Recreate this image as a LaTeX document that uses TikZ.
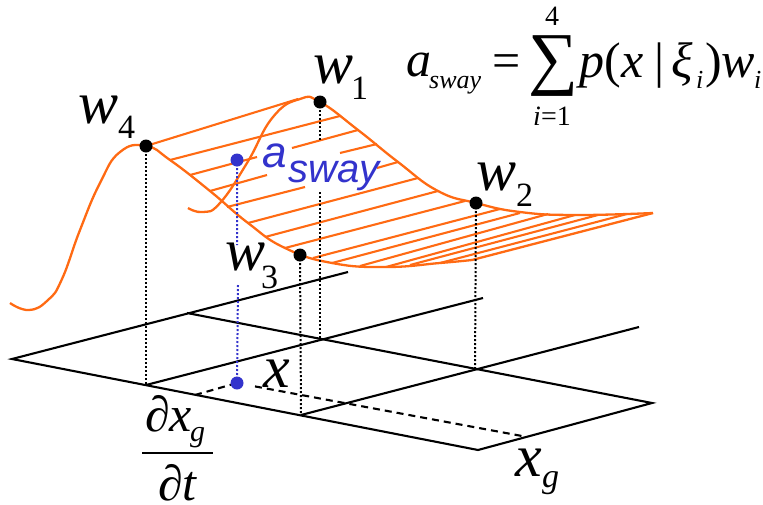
\documentclass[tikz,border=0pt]{standalone}
\usepackage{fontspec}
\setmainfont{Liberation Serif}
\setsansfont{Liberation Sans}
\usetikzlibrary{calc}
\definecolor{curveorange}{HTML}{FF6A13}
\definecolor{swayblue}{HTML}{3333CC}
\newcommand{\fsz}[1]{\fontsize{#1}{#1}\selectfont}

\begin{document}
\begin{tikzpicture}[
  x=1pt,y=-1pt,
  gridline/.style={line width=2.1pt,black},
  gridback/.style={line width=2.1pt,black,dash pattern=on 7pt off 5pt},
  drop/.style={line width=2pt,black,dash pattern=on 2pt off 2pt},
  dropblue/.style={line width=2pt,swayblue,dash pattern=on 2pt off 2pt},
  curve/.style={line width=2.3pt,curveorange,line join=round},
  hatch/.style={line width=2.1pt,curveorange},
  mathlabel/.style={inner sep=0pt,anchor=base west,font=\fsz{60}\itshape},
  sublabel/.style={inner sep=0pt,anchor=base west,font=\fsz{34}},
  eqlabel/.style={inner sep=0pt,anchor=base west,font=\fsz{50}}
]
  \useasboundingbox (0,0) rectangle (763,504);

  % Ground grid corners.
  \coordinate (L) at (12,359);
  \coordinate (B) at (478,450);
  \coordinate (R) at (652,403);
  \coordinate (LB) at (348,272);
  \coordinate (A1) at (146,385);
  \coordinate (A2) at (483,298);
  \coordinate (C1) at (301,415);
  \coordinate (C2) at (639,327);
  \coordinate (D1) at (187,313);
  \coordinate (E1) at (320,340);
  \coordinate (E2) at (475,369);

  % Points on the surface.
  \coordinate (W1) at (320,102);
  \coordinate (W2) at (476,203);
  \coordinate (W3) at (300,255);
  \coordinate (W4) at (146,146);
  \coordinate (P) at (237,160);
  \coordinate (Q) at (237,383);
  \coordinate (S1) at (195,395);
  \coordinate (S2) at (522,436);

  % Ground grid.
  \draw[gridline] (LB) -- (L) -- (B) -- (R) -- (D1);
  \draw[gridline] (A1) -- (A2);
  \draw[gridline] (C1) -- (C2);
  \draw[gridback] (S1) -- (Q);
  \draw[gridback] (255,386.4) -- (S2);

  % Hatching between the two curves, broken around the blue label.
  \draw[hatch] (W4) -- (298,99);
  \draw[hatch] (170,160) -- (340,116);
  \draw[hatch] (190,175) -- (257,157) (292,148) -- (358,130);
  \draw[hatch] (210,191) -- (267,175) (340,153) -- (377,144);
  \draw[hatch] (227,207) -- (305,187) (377,168) -- (398,162);
  \draw[hatch] (248,223) -- (418,178);
  \draw[hatch] (265,237) -- (438,191);
  \draw[hatch] (285,248) -- (465,201);
  \draw[hatch] (313,258) -- (500,209);
  \draw[hatch] (332,263) -- (520,213);
  \draw[hatch] (360,266) -- (548,214);
  \draw[hatch] (386,267) -- (575,215);
  \draw[hatch] (410,265) -- (598,215);
  \draw[hatch] (440,263) -- (627,214);

  % Back curve through w1 and w2.
  \draw[curve] plot[smooth,tension=0.8] coordinates {
    (188,208) (203,212) (220,203) (247,163) (273,117) (300,99)
    (320,102) (358,130) (398,162) (438,191) (476,203) (520,212)
    (575,215) (653,213) };

  % Front curve through w4 and w3.
  \draw[curve] plot[smooth,tension=0.8] coordinates {
    (10,303) (29,310) (48,300) (62,279) (80,230) (100,183) (120,152)
    (146,146) (170,160) (210,191) (248,223) (285,248) (332,263)
    (386,267) (440,263) (472,260) };
  \draw[curve] (472,260) -- (653,213);

  % Drop lines to the grid.
  \draw[drop] (W4) -- (A1);
  \draw[drop] (W1) -- (320,140) (320,192) -- (E1);
  \draw[drop] (W3) -- (C1);
  \draw[drop] (W2) -- (E2);
  \draw[dropblue] (P) -- (237,245) (238,285) -- (Q);

  % Interpolation points.
  \fill (W1) circle (6.5);
  \fill (W2) circle (6.5);
  \fill (W3) circle (6.5);
  \fill (W4) circle (6.5);
  \fill[swayblue] (P) circle (6.5);
  \fill[swayblue] (Q) circle (6.5);

  % Labels of the points.
  \node[mathlabel] (w4) at (78,123) {w};
  \node[sublabel] (w4sub) at (118,138) {4};
  \node[mathlabel] (w1) at (313,83) {w};
  \node[sublabel] (w1sub) at (351,99) {1};
  \node[mathlabel] (w2) at (476,190) {w};
  \node[sublabel] (w2sub) at (516,206) {2};
  \node[mathlabel] (w3) at (225,270) {w};
  \node[sublabel] (w3sub) at (261,288) {3};
  \node[mathlabel] (xq) at (263,387) {x};
  \node[mathlabel] (xg) at (515,476) {x};
  \node[sublabel,font=\fsz{34}\itshape] (xgsub) at (542,487) {g};
  \node[inner sep=0pt,anchor=base west,font=\fsz{44}\sffamily\itshape,text=swayblue]
    (asway) at (262,167) {a};
  \node[inner sep=0pt,anchor=base west,font=\fsz{40}\sffamily\itshape,text=swayblue]
    (aswaysub) at (288,182) {sway};

  % Fraction below the grid.
  \node[eqlabel,font=\fsz{50}\itshape] (dx) at (145,431) {∂x};
  \node[sublabel,font=\fsz{30}\itshape] (dxsub) at (190,441) {g};
  \draw[line width=2.1pt] (142,453) -- (213,453);
  \node[eqlabel,font=\fsz{50}\itshape] (dt) at (158,500) {∂t};

  % Equation in the corner.
  \node[eqlabel,font=\fsz{50}\itshape] (eqa) at (406,76) {a};
  \node[sublabel,font=\fsz{26}\itshape] (eqasub) at (429,88) {sway};
  \node[eqlabel] (eqeq) at (492,77) {=};
  \node[inner sep=0pt,font=\fsz{70}] (eqsum) at (553,66) {∑};
  \node[inner sep=0pt,font=\fsz{28}] (equp) at (552,16) {4};
  \node[inner sep=0pt,font=\fsz{28}] (eqlow) at (552,116) {\textit{i}=1};
  \node[eqlabel] (eqp) at (579,77) {\textit{p}(};
  \node[eqlabel,font=\fsz{50}\itshape] (eqx) at (621,77) {x};
  \node[eqlabel] (eqbar) at (654,77) {|};
  \node[eqlabel,font=\fsz{50}\itshape] (eqxi) at (671,77) {ξ};
  \node[sublabel,font=\fsz{26}\itshape] (eqisub) at (696,88) {i};
  \node[eqlabel] (eqw) at (705,77) {)\textit{w}};
  \node[sublabel,font=\fsz{26}\itshape] (eqwsub) at (754,88) {i};
\end{tikzpicture}
\end{document}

» **REQUIREMENT**: Copy the material above in full and exactly, skipping pictures.

» **RESULT FOR THIS EXERCISE**:
Recreate this image as a LaTeX document that uses TikZ.
\documentclass[tikz,border=0pt]{standalone}
\usepackage{fontspec}
\setmainfont{Liberation Serif}
\setsansfont{Liberation Sans}
\usetikzlibrary{calc}
\definecolor{curveorange}{HTML}{FF6A13}
\definecolor{swayblue}{HTML}{3333CC}
\newcommand{\fsz}[1]{\fontsize{#1}{#1}\selectfont}

\begin{document}
\begin{tikzpicture}[
  x=1pt,y=-1pt,
  gridline/.style={line width=2.1pt,black},
  gridback/.style={line width=2.1pt,black,dash pattern=on 7pt off 5pt},
  drop/.style={line width=2pt,black,dash pattern=on 2pt off 2pt},
  dropblue/.style={line width=2pt,swayblue,dash pattern=on 2pt off 2pt},
  curve/.style={line width=2.3pt,curveorange,line join=round},
  hatch/.style={line width=2.1pt,curveorange},
  mathlabel/.style={inner sep=0pt,anchor=base west,font=\fsz{60}\itshape},
  sublabel/.style={inner sep=0pt,anchor=base west,font=\fsz{34}},
  eqlabel/.style={inner sep=0pt,anchor=base west,font=\fsz{50}}
]
  \useasboundingbox (0,0) rectangle (763,504);

  % Ground grid corners.
  \coordinate (L) at (12,359);
  \coordinate (B) at (478,450);
  \coordinate (R) at (652,403);
  \coordinate (LB) at (348,272);
  \coordinate (A1) at (146,385);
  \coordinate (A2) at (483,298);
  \coordinate (C1) at (301,415);
  \coordinate (C2) at (639,327);
  \coordinate (D1) at (187,313);
  \coordinate (E1) at (320,340);
  \coordinate (E2) at (475,369);

  % Points on the surface.
  \coordinate (W1) at (320,102);
  \coordinate (W2) at (476,203);
  \coordinate (W3) at (300,255);
  \coordinate (W4) at (146,146);
  \coordinate (P) at (237,160);
  \coordinate (Q) at (237,383);
  \coordinate (S1) at (195,395);
  \coordinate (S2) at (522,436);

  % Ground grid.
  \draw[gridline] (LB) -- (L) -- (B) -- (R) -- (D1);
  \draw[gridline] (A1) -- (A2);
  \draw[gridline] (C1) -- (C2);
  \draw[gridback] (S1) -- (Q);
  \draw[gridback] (255,386.4) -- (S2);

  % Hatching between the two curves, broken around the blue label.
  \draw[hatch] (W4) -- (298,99);
  \draw[hatch] (170,160) -- (340,116);
  \draw[hatch] (190,175) -- (257,157) (292,148) -- (358,130);
  \draw[hatch] (210,191) -- (267,175) (340,153) -- (377,144);
  \draw[hatch] (227,207) -- (305,187) (377,168) -- (398,162);
  \draw[hatch] (248,223) -- (418,178);
  \draw[hatch] (265,237) -- (438,191);
  \draw[hatch] (285,248) -- (465,201);
  \draw[hatch] (313,258) -- (500,209);
  \draw[hatch] (332,263) -- (520,213);
  \draw[hatch] (360,266) -- (548,214);
  \draw[hatch] (386,267) -- (575,215);
  \draw[hatch] (410,265) -- (598,215);
  \draw[hatch] (440,263) -- (627,214);

  % Back curve through w1 and w2.
  \draw[curve] plot[smooth,tension=0.8] coordinates {
    (188,208) (203,212) (220,203) (247,163) (273,117) (300,99)
    (320,102) (358,130) (398,162) (438,191) (476,203) (520,212)
    (575,215) (653,213) };

  % Front curve through w4 and w3.
  \draw[curve] plot[smooth,tension=0.8] coordinates {
    (10,303) (29,310) (48,300) (62,279) (80,230) (100,183) (120,152)
    (146,146) (170,160) (210,191) (248,223) (285,248) (332,263)
    (386,267) (440,263) (472,260) };
  \draw[curve] (472,260) -- (653,213);

  % Drop lines to the grid.
  \draw[drop] (W4) -- (A1);
  \draw[drop] (W1) -- (320,140) (320,192) -- (E1);
  \draw[drop] (W3) -- (C1);
  \draw[drop] (W2) -- (E2);
  \draw[dropblue] (P) -- (237,245) (238,285) -- (Q);

  % Interpolation points.
  \fill (W1) circle (6.5);
  \fill (W2) circle (6.5);
  \fill (W3) circle (6.5);
  \fill (W4) circle (6.5);
  \fill[swayblue] (P) circle (6.5);
  \fill[swayblue] (Q) circle (6.5);

  % Labels of the points.
  \node[mathlabel] (w4) at (78,123) {w};
  \node[sublabel] (w4sub) at (118,138) {4};
  \node[mathlabel] (w1) at (313,83) {w};
  \node[sublabel] (w1sub) at (351,99) {1};
  \node[mathlabel] (w2) at (476,190) {w};
  \node[sublabel] (w2sub) at (516,206) {2};
  \node[mathlabel] (w3) at (225,270) {w};
  \node[sublabel] (w3sub) at (261,288) {3};
  \node[mathlabel] (xq) at (263,387) {x};
  \node[mathlabel] (xg) at (515,476) {x};
  \node[sublabel,font=\fsz{34}\itshape] (xgsub) at (542,487) {g};
  \node[inner sep=0pt,anchor=base west,font=\fsz{44}\sffamily\itshape,text=swayblue]
    (asway) at (262,167) {a};
  \node[inner sep=0pt,anchor=base west,font=\fsz{40}\sffamily\itshape,text=swayblue]
    (aswaysub) at (288,182) {sway};

  % Fraction below the grid.
  \node[eqlabel,font=\fsz{50}\itshape] (dx) at (145,431) {∂x};
  \node[sublabel,font=\fsz{30}\itshape] (dxsub) at (190,441) {g};
  \draw[line width=2.1pt] (142,453) -- (213,453);
  \node[eqlabel,font=\fsz{50}\itshape] (dt) at (158,500) {∂t};

  % Equation in the corner.
  \node[eqlabel,font=\fsz{50}\itshape] (eqa) at (406,76) {a};
  \node[sublabel,font=\fsz{26}\itshape] (eqasub) at (429,88) {sway};
  \node[eqlabel] (eqeq) at (492,77) {=};
  \node[inner sep=0pt,font=\fsz{70}] (eqsum) at (553,66) {∑};
  \node[inner sep=0pt,font=\fsz{28}] (equp) at (552,16) {4};
  \node[inner sep=0pt,font=\fsz{28}] (eqlow) at (552,116) {\textit{i}=1};
  \node[eqlabel] (eqp) at (579,77) {\textit{p}(};
  \node[eqlabel,font=\fsz{50}\itshape] (eqx) at (621,77) {x};
  \node[eqlabel] (eqbar) at (654,77) {|};
  \node[eqlabel,font=\fsz{50}\itshape] (eqxi) at (671,77) {ξ};
  \node[sublabel,font=\fsz{26}\itshape] (eqisub) at (696,88) {i};
  \node[eqlabel] (eqw) at (705,77) {)\textit{w}};
  \node[sublabel,font=\fsz{26}\itshape] (eqwsub) at (754,88) {i};
\end{tikzpicture}
\end{document}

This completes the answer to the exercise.